_Your objective_: Retype, exactly as they stand, the lines from the start of the data to the line that contains "var xTicks = [0, 1, 2, 3, 4, 5, 6, 7, 8];", both ends included. Leave the pictures out.

□ □ □ □ □ □ □

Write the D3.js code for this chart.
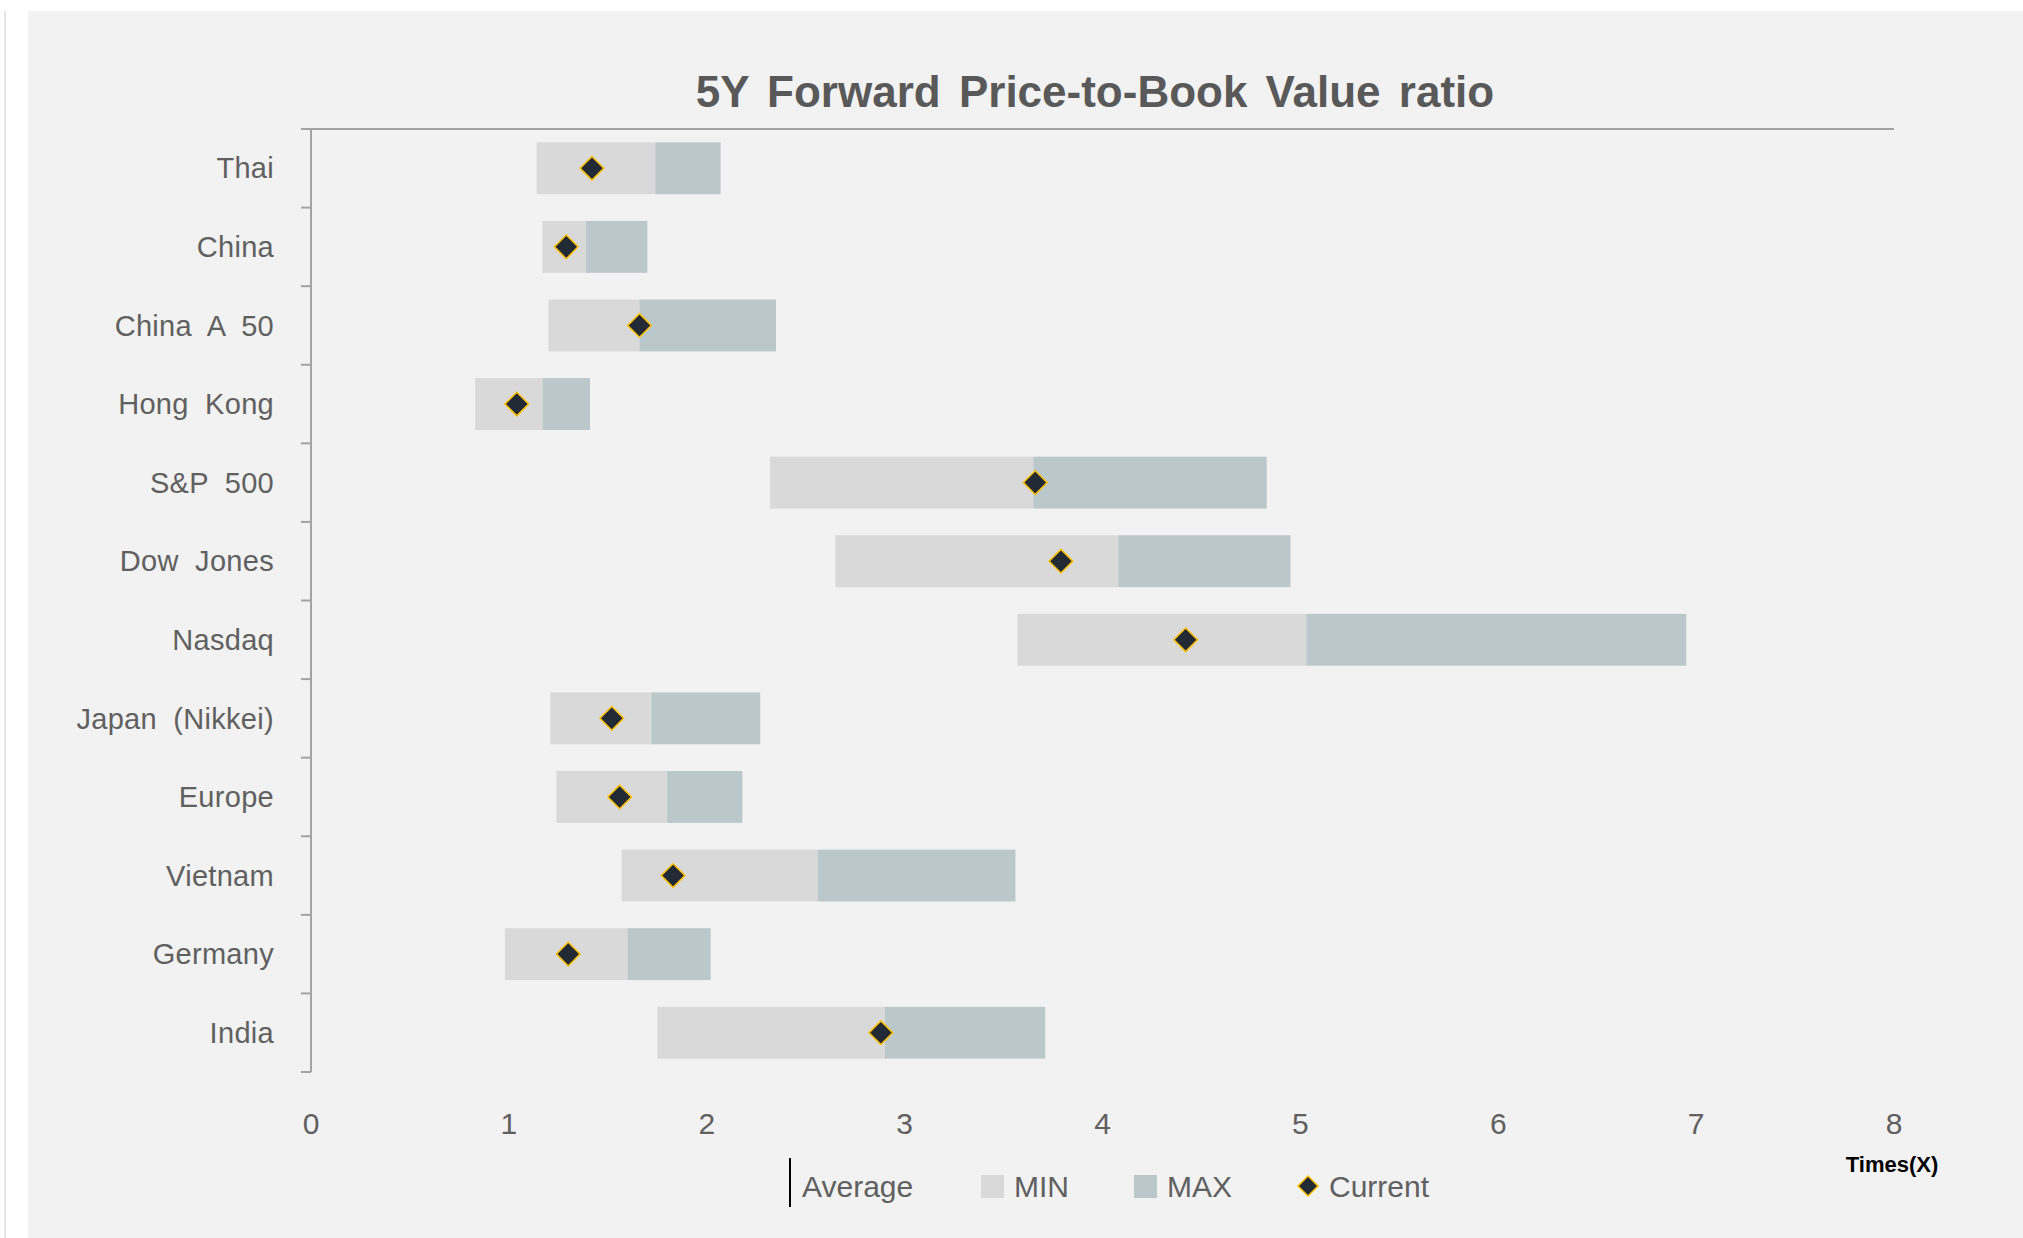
<!DOCTYPE html>
<html>
<head>
<meta charset="utf-8">
<script src="https://cdn.jsdelivr.net/npm/d3@7"></script>
<style>
  html, body { margin: 0; padding: 0; background: #fff; }
  svg { display: block; font-family: "Liberation Sans", Arial, sans-serif; }
</style>
</head>
<body>
<svg width="2023" height="1238"></svg>
<script>
// data (times book value)
var categories = ["Thai", "China", "China A 50", "Hong Kong", "S&P 500", "Dow Jones", "Nasdaq",
                  "Japan (Nikkei)", "Europe", "Vietnam", "Germany", "India"];
var minValues     = [1.14, 1.17, 1.20, 0.83, 2.32, 2.65, 3.57, 1.21, 1.24, 1.57, 0.98, 1.75];
var avgValues     = [1.74, 1.39, 1.66, 1.17, 3.65, 4.08, 5.03, 1.72, 1.80, 2.56, 1.60, 2.90];
var maxValues     = [2.07, 1.70, 2.35, 1.41, 4.83, 4.95, 6.95, 2.27, 2.18, 3.56, 2.02, 3.71];
var currentValues = [1.42, 1.29, 1.66, 1.04, 3.66, 3.79, 4.42, 1.52, 1.56, 1.83, 1.30, 2.88];
var xTicks = [0, 1, 2, 3, 4, 5, 6, 7, 8];

var svg = d3.select("svg"),
    width = +svg.attr("width"),
    height = +svg.attr("height");

var textColor = "#606060",
    axisColor = "#a3a3a3",
    minColor = "#d9d9d9",
    maxColor = "#bac8cc";

// panel
svg.append("line")
    .attr("x1", 5).attr("x2", 5).attr("y1", 11).attr("y2", height)
    .attr("stroke", "#e6e6e6").attr("stroke-width", 2);
svg.append("rect")
    .attr("x", 28).attr("y", 11)
    .attr("width", width - 28).attr("height", height - 11)
    .attr("fill", "#f2f2f2");

var x = d3.scaleLinear().domain([0, 8]).range([311, 1894]);
var y = d3.scaleBand().domain(categories).range([129, 1072])
    .paddingInner(0.34).paddingOuter(0.17);
var step = y.step();

var rows = categories.map(function(c, i) {
  return { name: c, min: minValues[i], avg: avgValues[i], max: maxValues[i], cur: currentValues[i] };
});

// title
svg.append("text")
    .attr("x", 1095).attr("y", 107)
    .attr("text-anchor", "middle")
    .attr("fill", "#595959")
    .style("font-size", "44px")
    .style("font-weight", "bold")
    .style("word-spacing", "6px")
    .text("5Y Forward Price-to-Book Value ratio");

// axes lines
svg.append("line")
    .attr("x1", 301).attr("x2", x(8)).attr("y1", 129).attr("y2", 129)
    .attr("stroke", axisColor).attr("stroke-width", 2);
svg.append("line")
    .attr("x1", x(0)).attr("x2", x(0)).attr("y1", 129).attr("y2", 1072)
    .attr("stroke", axisColor).attr("stroke-width", 2);
svg.append("g").selectAll("line")
    .data(d3.range(categories.length + 1))
    .enter().append("line")
    .attr("x1", 301).attr("x2", x(0))
    .attr("y1", function(i) { return 129 + i * step; })
    .attr("y2", function(i) { return 129 + i * step; })
    .attr("stroke", axisColor).attr("stroke-width", 2);

// category labels
svg.append("g").selectAll("text")
    .data(categories)
    .enter().append("text")
    .attr("x", 274)
    .attr("y", function(d) { return y(d) + y.bandwidth() / 2; })
    .attr("dy", "0.35em")
    .attr("text-anchor", "end")
    .attr("fill", textColor)
    .style("font-size", "29px")
    .style("word-spacing", "8px")
    .style("letter-spacing", "0.3px")
    .text(function(d) { return d; });

// x tick labels
svg.append("g").selectAll("text")
    .data(xTicks)
    .enter().append("text")
    .attr("x", function(d) { return x(d); })
    .attr("y", 1123)
    .attr("dy", "0.35em")
    .attr("text-anchor", "middle")
    .attr("fill", textColor)
    .style("font-size", "30px")
    .text(function(d) { return d; });

svg.append("text")
    .attr("x", 1892).attr("y", 1164)
    .attr("dy", "0.35em")
    .attr("text-anchor", "middle")
    .attr("fill", "#000")
    .style("font-size", "22px")
    .style("font-weight", "bold")
    .text("Times(X)");

// bars: min -> average, average -> max
var bars = svg.append("g").selectAll("g")
    .data(rows)
    .enter().append("g");

bars.append("rect")
    .attr("x", function(d) { return x(d.min); })
    .attr("y", function(d) { return y(d.name); })
    .attr("width", function(d) { return x(d.avg) - x(d.min); })
    .attr("height", y.bandwidth())
    .attr("fill", minColor);

bars.append("rect")
    .attr("x", function(d) { return x(d.avg); })
    .attr("y", function(d) { return y(d.name); })
    .attr("width", function(d) { return x(d.max) - x(d.avg); })
    .attr("height", y.bandwidth())
    .attr("fill", maxColor);

// current markers
var diamond = d3.symbol().type(d3.symbolSquare).size(280);
svg.append("g").selectAll("path")
    .data(rows)
    .enter().append("path")
    .attr("d", diamond)
    .attr("transform", function(d) {
      return "translate(" + x(d.cur) + "," + (y(d.name) + y.bandwidth() / 2) + ") rotate(45)";
    })
    .attr("fill", "#222a35")
    .attr("stroke", "#ffc000")
    .attr("stroke-width", 1.5);

// legend
var legend = svg.append("g").attr("transform", "translate(0,1186)");
legend.append("line")
    .attr("x1", 790).attr("x2", 790).attr("y1", -28).attr("y2", 21)
    .attr("stroke", "#000").attr("stroke-width", 2);
legend.append("rect")
    .attr("x", 981).attr("y", -11).attr("width", 23).attr("height", 23)
    .attr("fill", minColor);
legend.append("rect")
    .attr("x", 1134).attr("y", -11).attr("width", 23).attr("height", 23)
    .attr("fill", maxColor);
legend.append("path")
    .attr("d", d3.symbol().type(d3.symbolSquare).size(200))
    .attr("transform", "translate(1308,0) rotate(45)")
    .attr("fill", "#222a35")
    .attr("stroke", "#ffc000")
    .attr("stroke-width", 1.5);

var legendItems = [["Average", 802], ["MIN", 1014], ["MAX", 1167], ["Current", 1329]];
legend.selectAll("text.lab")
    .data(legendItems)
    .enter().append("text")
    .attr("class", "lab")
    .attr("x", function(d) { return d[1]; })
    .attr("y", 0)
    .attr("dy", "0.35em")
    .attr("fill", textColor)
    .style("font-size", "30px")
    .text(function(d) { return d[0]; });
</script>
</body>
</html>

□ □ □ □ □ □ □

_Reply to the task_:
Write the D3.js code for this chart.
<!DOCTYPE html>
<html>
<head>
<meta charset="utf-8">
<script src="https://cdn.jsdelivr.net/npm/d3@7"></script>
<style>
  html, body { margin: 0; padding: 0; background: #fff; }
  svg { display: block; font-family: "Liberation Sans", Arial, sans-serif; }
</style>
</head>
<body>
<svg width="2023" height="1238"></svg>
<script>
// data (times book value)
var categories = ["Thai", "China", "China A 50", "Hong Kong", "S&P 500", "Dow Jones", "Nasdaq",
                  "Japan (Nikkei)", "Europe", "Vietnam", "Germany", "India"];
var minValues     = [1.14, 1.17, 1.20, 0.83, 2.32, 2.65, 3.57, 1.21, 1.24, 1.57, 0.98, 1.75];
var avgValues     = [1.74, 1.39, 1.66, 1.17, 3.65, 4.08, 5.03, 1.72, 1.80, 2.56, 1.60, 2.90];
var maxValues     = [2.07, 1.70, 2.35, 1.41, 4.83, 4.95, 6.95, 2.27, 2.18, 3.56, 2.02, 3.71];
var currentValues = [1.42, 1.29, 1.66, 1.04, 3.66, 3.79, 4.42, 1.52, 1.56, 1.83, 1.30, 2.88];
var xTicks = [0, 1, 2, 3, 4, 5, 6, 7, 8];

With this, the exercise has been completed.